Last Friday I wrote a very long post where I ended up including too many ideas. The main point got a bit obscured as a result, but it was simply this: that vocabulary plays an essential role in learning a language, and that because of this Chinese is not only extremely difficult at an advanced level, but also growing more difficult with time.

I don’t suppose this is groundbreaking research, but it is interesting because most people are not aware of it, and also for its implications in the limit betwen language and politics, two fields we like to cultivate in this blog. Here is the argument in full with conclusions, for examples and details see the previous post and its comments:

  • To learn a new language the main knowledge required is in three areas: grammar, phonetics and vocabulary.
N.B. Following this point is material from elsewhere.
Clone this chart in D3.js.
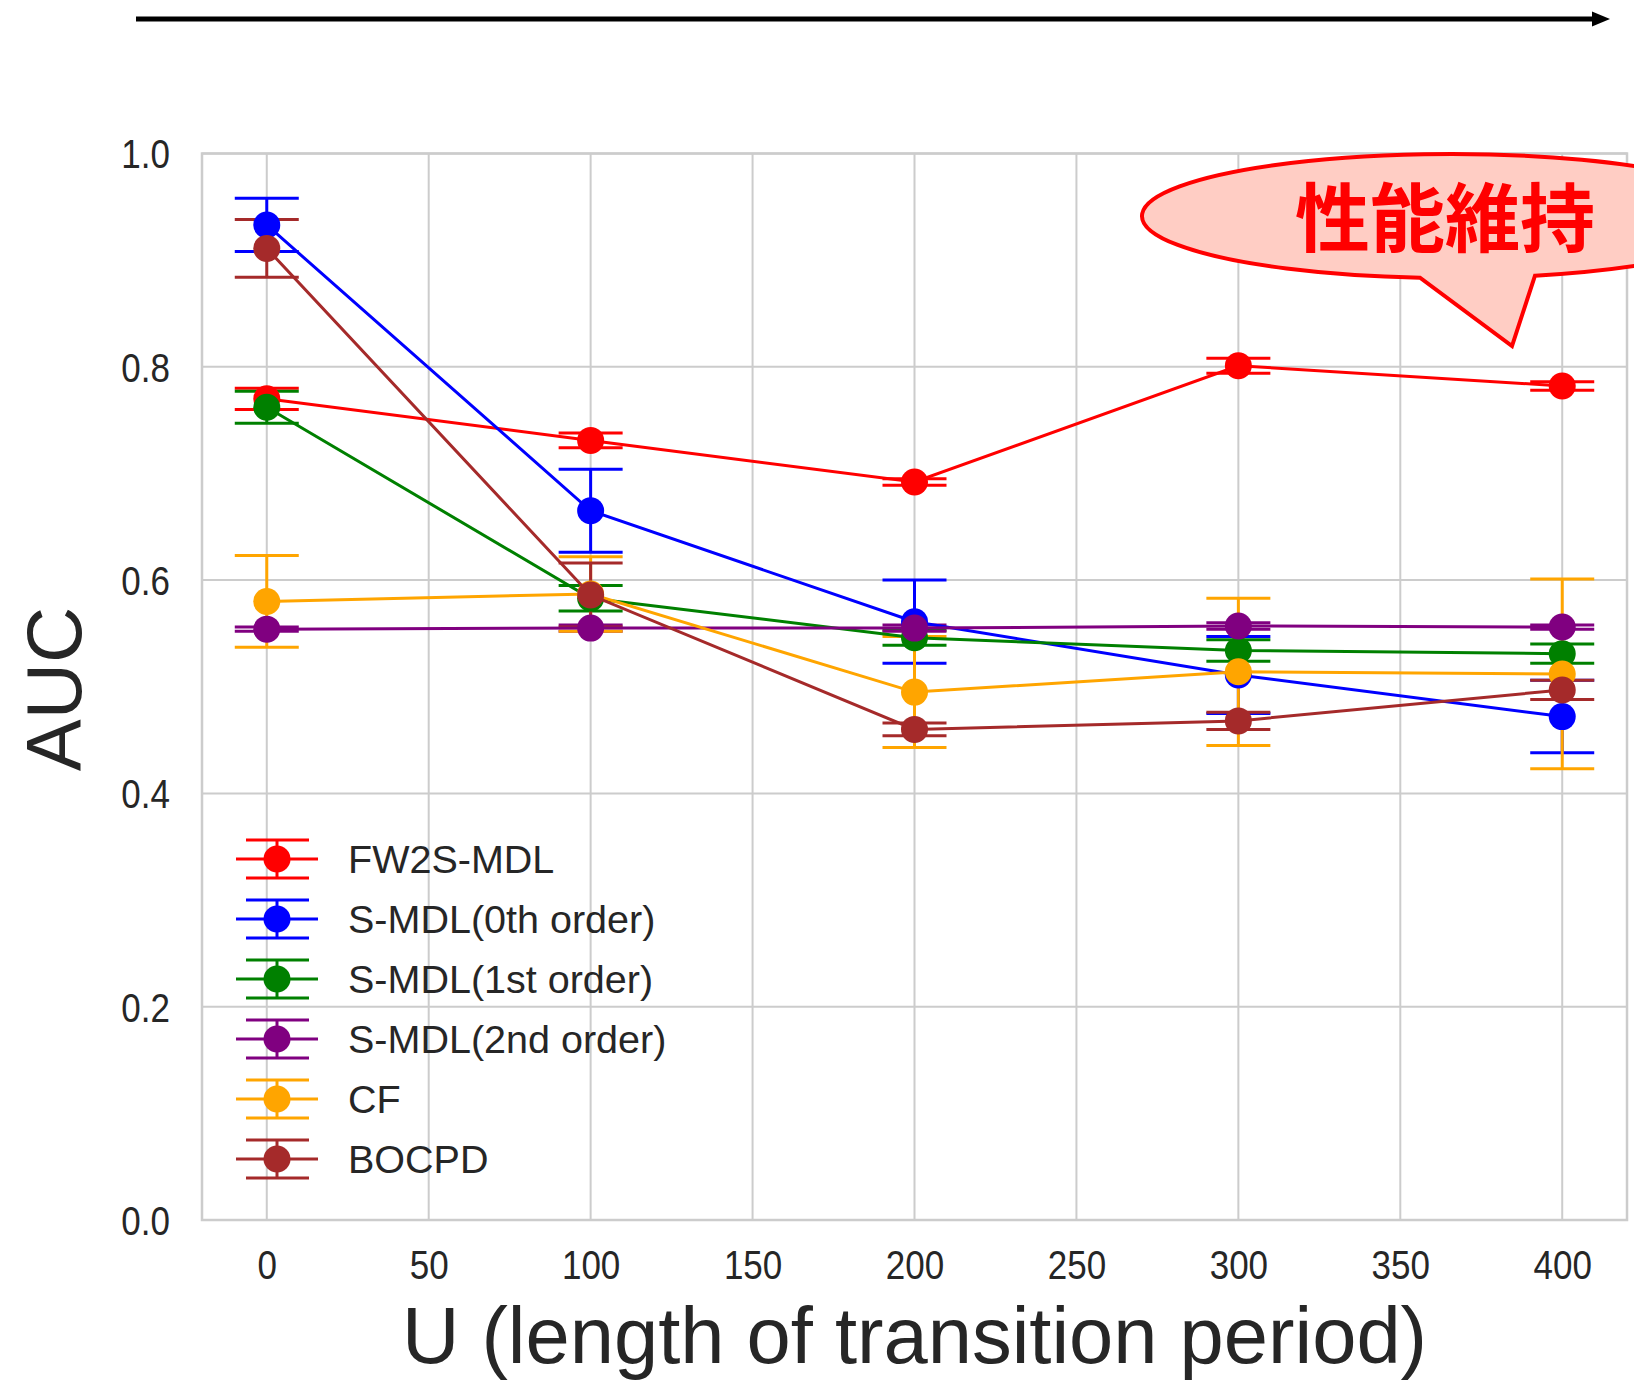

Grammar and phonetics differ essentially from vocabulary in that the first two are rules applicable to infinite cases, whereas the latter is raw data. We can call them the Code and the Data elements of the language. The Code elements are finite and not growing. The Data element is practically infinite and growing, to the point that it is not completely mastered even by native speakers.
  • When studying a language, the Code elements play an essential role in the basic and intermediate levels, but at advanced level the real obstacle for communication—and therefore for progress—is Data.  For example, in German advanced students may sometimes use the wrong declension, and in Spanish they may fail to differentiate “rr/r”sounds. These things tend to not hamper communication because human languages are highly redundant. I would never understand “pero” (but) when a speaker says “perro”(dog). Ultimately,  imperfections in the Code elements amount to the same as having an accent: most of the times they are only relevant as metadata.
  • But while Code above a certain level is highly redundant, Data remains essential at every level. Borrowing from this great article: The phrase “Jacuzzi is found effective in treating Phlebitis”is meaningless when either or both of the nouns are unknown. A single missing word can often obscure the meaning of a whole paragraph or article.
  • The number of words used passively in real life far exceeds the typical standard lists of language levels. This is because semi-specialized words—such as ionic, jacuzzi or matrix—are not included in vocabulary lists as they are considered too rare. Certainly each of these words is rarely used, but there are so many of them that as a whole they are actually very often used. This Data element is so large that it cannot be memorized in a classroom, and the only way to acquire it is through many years of immersion.
  • The reason why most language learners never realize this problem is because they are “cheating”. In most languages in the World, this high level vocabulary is practically identical and it doesn’t need to be learned. There is a certain limit level for each language above which most modern words are international and the Data is no more specific of the language .
  • This limit level of vocabulary convergence is different for every language, but it doesn’t so much depend on the language family or geographical origin, rather it depends on the size and the development of the community of speakers. That is the reason why even non indo-European languages like Basque are extremely easy above the intermediate level: the community is not big enough to support complex terms, and all higher Data is adopted from International words. Most people tend to misunderstand and attach too much importance to the concept of language families, and they come up with absurd lists like this one.
  • The internationalization of vocabulary is growing with the advances in telecoms and globalization, especially since English has become the only language of scientific research. There is little point in inventing new Swedish terms in science, for example, when all the scientific community are reading/writing their papers in English. Often, in spite of political efforts to promote a local vocabulary, the economics of language revert the higher Data back to Internationalese.
  • There is only one language in the World that for historical, political and demographic reasons has remained an exception to this trend: that language is Chinese (Mandarin, Cantonese or others, the difference is irrelevant  here). It constitutes a parallel system of high level Data that has very few words in common with the rest of the Word. Japanese and Korean are partial exceptions in that they draw from both the Chinese and the International System, but modern words are increasingly International and these languages are converging with the rest.
  • In addition to this, Chinese has a ridiculously difficult writing system unique for its lack of a functional phonetic script. This compounds the vocabulary problem: not only there are more words to learn than in any other language, but each word  contains much more information as it needs to be associated with its corresponding characters.
  • Moreover, since there is no standardized way to transcribe foreign Proper Nouns, even names of places and persons tend to be “translated” into Chinese, sometimes completely departing the original phonetics and becoming Chinese Names in their own right. This adds to the already massive Data element in the Chinese language.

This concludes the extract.